Jesse Chavez is with his sixth different organization and the opportunity to start in the big-leagues right now with the Toronto Blue Jays is one he’s long wanted.
Under those circumstances, it’s easy for a 28-year-old journeyman like him to feel extra pressure on himself, eager to make the most of it, fearful of what happens if he doesn’t.
“I think that’s a real possibility and probably natural, as well,” manager John Farrell said before Chavez surrendered six runs in six innings of a 9-0 loss to the Miami Marlins. “He might feel like the leash, when you come to realize an opportunity, might be a short leash and I think some of his body language indicated that.

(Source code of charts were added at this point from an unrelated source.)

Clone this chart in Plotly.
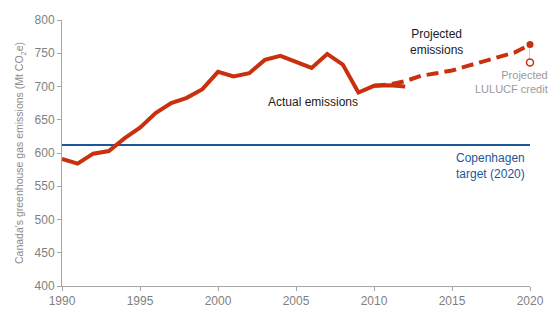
import plotly.graph_objects as go

actual_years = list(range(1990, 2013))
actual_vals = [591, 584, 599, 603, 622, 638, 660, 675, 683, 696, 722, 715, 720, 740, 746, 737, 728, 749, 733, 691, 701, 702, 700]

proj_years = list(range(2010, 2021))
proj_vals = [701, 703, 708, 716, 720, 724, 731, 738, 744, 751, 763]

target_years = [1990, 2020]
target_vals = [612, 612]

lulucf_year = [2020, 2020]
lulucf_vals = [763, 736]

RED = "#c8300e"
BLUE = "#1b5797"

fig = go.Figure()
fig.add_trace(go.Scatter(x=target_years, y=target_vals, mode="lines",
                         line=dict(color=BLUE, width=2.2), hoverinfo="skip"))
fig.add_trace(go.Scatter(x=lulucf_year, y=lulucf_vals, mode="lines",
                         line=dict(color="#a0a0a0", width=1), hoverinfo="skip"))
fig.add_trace(go.Scatter(x=proj_years, y=proj_vals, mode="lines",
                         line=dict(color=RED, width=4, dash="12px,6px"), hoverinfo="skip"))
fig.add_trace(go.Scatter(x=actual_years, y=actual_vals, mode="lines",
                         line=dict(color=RED, width=4), hoverinfo="skip"))
fig.add_trace(go.Scatter(x=[lulucf_year[0]], y=[lulucf_vals[0]], mode="markers",
                         marker=dict(color=RED, size=7), hoverinfo="skip", cliponaxis=False))
fig.add_trace(go.Scatter(x=[lulucf_year[1]], y=[lulucf_vals[1]], mode="markers",
                         marker=dict(color="white", size=7, line=dict(color=RED, width=1.5)),
                         hoverinfo="skip", cliponaxis=False))

font = "Liberation Sans, Arial, sans-serif"
fig.update_layout(
    width=556, height=322,
    margin=dict(l=62, r=26, t=20, b=36),
    plot_bgcolor="white", paper_bgcolor="white",
    showlegend=False,
    font=dict(family=font, size=12, color="#7f7f7f"),
    xaxis=dict(range=[1990, 2020], tickvals=[1990, 1995, 2000, 2005, 2010, 2015, 2020],
               showgrid=False, zeroline=False, showline=True, linecolor="#a6a6a6", linewidth=1,
               ticks="outside", ticklen=4, tickcolor="#a6a6a6",
               tickfont=dict(size=12, color="#7f7f7f")),
    yaxis=dict(range=[400, 800], tickvals=[400, 450, 500, 550, 600, 650, 700, 750, 800],
               showgrid=False, zeroline=False, showline=True, linecolor="#a6a6a6", linewidth=1,
               ticks="outside", ticklen=4, tickcolor="#a6a6a6",
               tickfont=dict(size=12, color="#7f7f7f"),
               title=dict(text="Canada's greenhouse gas emissions (Mt CO<sub>2</sub>e)",
                          font=dict(size=10.5, color="#8c8c8c"), standoff=8)),
)

fig.add_annotation(x=2006.1, y=676, text="Actual emissions", showarrow=False,
                   font=dict(size=12, color="#1a1a1a"), xanchor="center", yanchor="middle")
fig.add_annotation(x=2014.0, y=767, text="Projected<br>emissions", showarrow=False,
                   font=dict(size=12, color="#1a1a1a"), xanchor="center", yanchor="middle")
fig.add_annotation(x=2019.8, y=580, text="Copenhagen<br>target (2020)", showarrow=False,
                   font=dict(size=12, color=BLUE), xanchor="right", yanchor="middle", align="right")
fig.add_annotation(x=1.0, xref="paper", xshift=20, y=707, text="Projected<br>LULUCF credit",
                   showarrow=False, font=dict(size=11, color="#9a9a9a"),
                   xanchor="right", yanchor="middle", align="right")

fig.write_html("out.html")
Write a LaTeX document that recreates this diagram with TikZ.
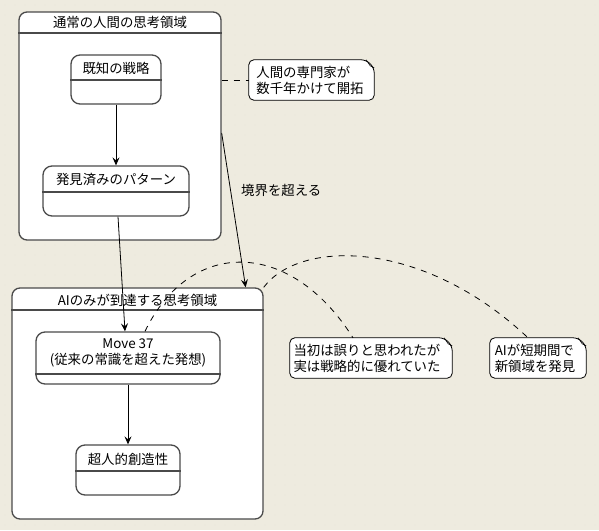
\documentclass[tikz,border=0pt]{standalone}
\usepackage{fontspec}
\setmainfont{Noto Sans CJK JP}
\usetikzlibrary{arrows.meta,calc}
\definecolor{bg}{HTML}{EEEBDF}
\definecolor{dotc}{HTML}{DDD9C9}
\definecolor{edge}{HTML}{4A4A4A}
\newcommand\drawnote[1]{%
  \draw[notedraw, fill=white, rounded corners=5pt] ([xshift=-8pt]#1.north east) -- (#1.north west) -- (#1.south west) -- (#1.south east) -- ([yshift=-8pt]#1.north east) -- cycle;
  \draw[notedraw, line width=0.6pt] ([xshift=-8pt]#1.north east) -- ([xshift=-4pt,yshift=-6pt]#1.north east) -- ([yshift=-8pt]#1.north east);
}
\begin{document}
\begin{tikzpicture}[x=1pt,y=-1pt,
  font=\fontsize{13.4}{16}\selectfont,
  region/.style={draw=edge, line width=1.3pt, fill=white, rounded corners=8pt, rectangle, inner sep=0pt},
  statebox/.style={draw=edge, line width=1.3pt, fill=white, rounded corners=9pt, rectangle, inner sep=0pt},
  sepline/.style={draw=edge, line width=1.3pt},
  notebox/.style={rectangle, inner sep=0pt, align=left},
  notedraw/.style={draw=black, line width=0.8pt},
  arrow/.style={-{Stealth[length=8pt,width=7pt,inset=3pt]}, line width=0.8pt, black},
  dashline/.style={line width=0.8pt, dash pattern=on 6pt off 6pt, black},
  lbl/.style={inner sep=0pt}
]
\fill[bg] (0,0) rectangle (599,530);
\useasboundingbox (0,0) rectangle (599,530);
\foreach \x in {5,15,...,595} \foreach \y in {5,15,...,525} \fill[dotc] (\x,\y) circle (0.45pt);

% regions
\node[region, minimum width=202pt, minimum height=228pt] (human) at (120,126) {};
\draw[sepline] (human.west |- 0,33) -- (human.east |- 0,33);
\node[lbl] (humant) at (120,22) {通常の人間の思考領域};

\node[region, minimum width=251pt, minimum height=231pt] (ai) at (137.5,403.5) {};
\draw[sepline] (ai.west |- 0,310) -- (ai.east |- 0,310);
\node[lbl] (ait) at (137.5,300) {AIのみが到達する思考領域};

% states
\node[statebox, minimum width=90pt, minimum height=49pt] (known) at (116,79.5) {};
\draw[sepline] (known.west |- 0,80) -- (known.east |- 0,80);
\node[lbl] (knownt) at (116,68) {既知の戦略};

\node[statebox, minimum width=146pt, minimum height=50pt] (pattern) at (116,191) {};
\draw[sepline] (pattern.west |- 0,192) -- (pattern.east |- 0,192);
\node[lbl] (patternt) at (116,179) {発見済みのパターン};

\node[statebox, minimum width=184pt, minimum height=52pt] (move) at (128,358) {};
\draw[sepline] (move.west |- 0,374) -- (move.east |- 0,374);
\node[lbl, align=center] (movet) at (128,353) {Move 37\\(従来の常識を超えた発想)};

\node[statebox, minimum width=104pt, minimum height=50pt] (super) at (128,470) {};
\draw[sepline] (super.west |- 0,471) -- (super.east |- 0,471);
\node[lbl] (supert) at (128,459) {超人的創造性};

% notes
\node[notebox, minimum width=125pt, minimum height=40pt] (n1) at (311.5,80) {};
\drawnote{n1}
\node[lbl, align=left] (n1t) at (310,80) {人間の専門家が\\数千年かけて開拓};

\node[notebox, minimum width=162pt, minimum height=40pt] (n2) at (371,358) {};
\drawnote{n2}
\node[lbl, align=left] (n2t) at (367,358) {当初は誤りと思われたが\\実は戦略的に優れていた};

\node[notebox, minimum width=96pt, minimum height=40pt] (n3) at (538,358) {};
\drawnote{n3}
\node[lbl, align=left] (n3t) at (535,358) {AIが短期間で\\新領域を発見};

% arrows
\draw[arrow] (known) -- (pattern);
\draw[arrow] ([xshift=2pt]pattern.south) -- ([xshift=-3pt]move.north);
\draw[arrow] (move) -- (super);
\coordinate (bstart) at (human.east |- 0,133);
\draw[arrow] (bstart) -- ([xshift=-18pt]ai.north east);
\node[lbl, anchor=west] (blbl) at (241,190) {境界を超える};

% dashed note links
\draw[dashline] (human.east |- n1) -- (n1.west);
\draw[dashline] ([xshift=17pt]move.north) .. controls (190,238) and (290,238) .. ([xshift=-18pt]n2.north);
\draw[dashline] (ai.north east) .. controls (300,239) and (423,239) .. ([xshift=-10pt]n3.north);
\end{tikzpicture}
\end{document}
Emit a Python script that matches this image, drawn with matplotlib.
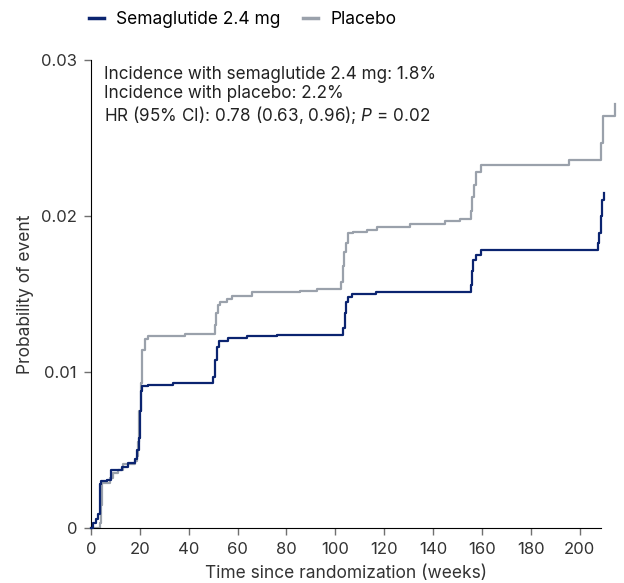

“That’s where the conversations are ‘Hey, you’re going to get the ball, go out there and trust your stuff,” because low to mid-90s that he throws in the lower part of the strike zone, he’s got plenty of stuff to get you. It’s just a matter of relaxing and saying, ‘Here, take this opportunity, don’t compound it with what you might be thinking otherwise, and affect any future decisions or anything you have control over, and that’s doing what he does best, pitch ahead in the count.”
Chavez did that in spurts Sunday, a far better outing than the 2.2-inning mess he delivered Tuesday in Milwaukee when he allowed four runs on four hits and walked four batters.
This time out he walked no one, struck out six, but came undone to start a four-run second, surrendering four straight hits capped by John Buck’s three-run shot into the trippy fountain in centre field at Marlins Park.
Chavez (0-1) recovered to retire 12 of his next 13 batters, but gave up a two-run shot to Greg Dobbs in the sixth, his final frame of work, to put the Blue Jays down 6-0.
At minimum he provided them with some innings, and right now that’s the priority, although there was some quality there, too. But he needs to give his teammates more of a chance, and he didn’t do enough of that Sunday afternoon.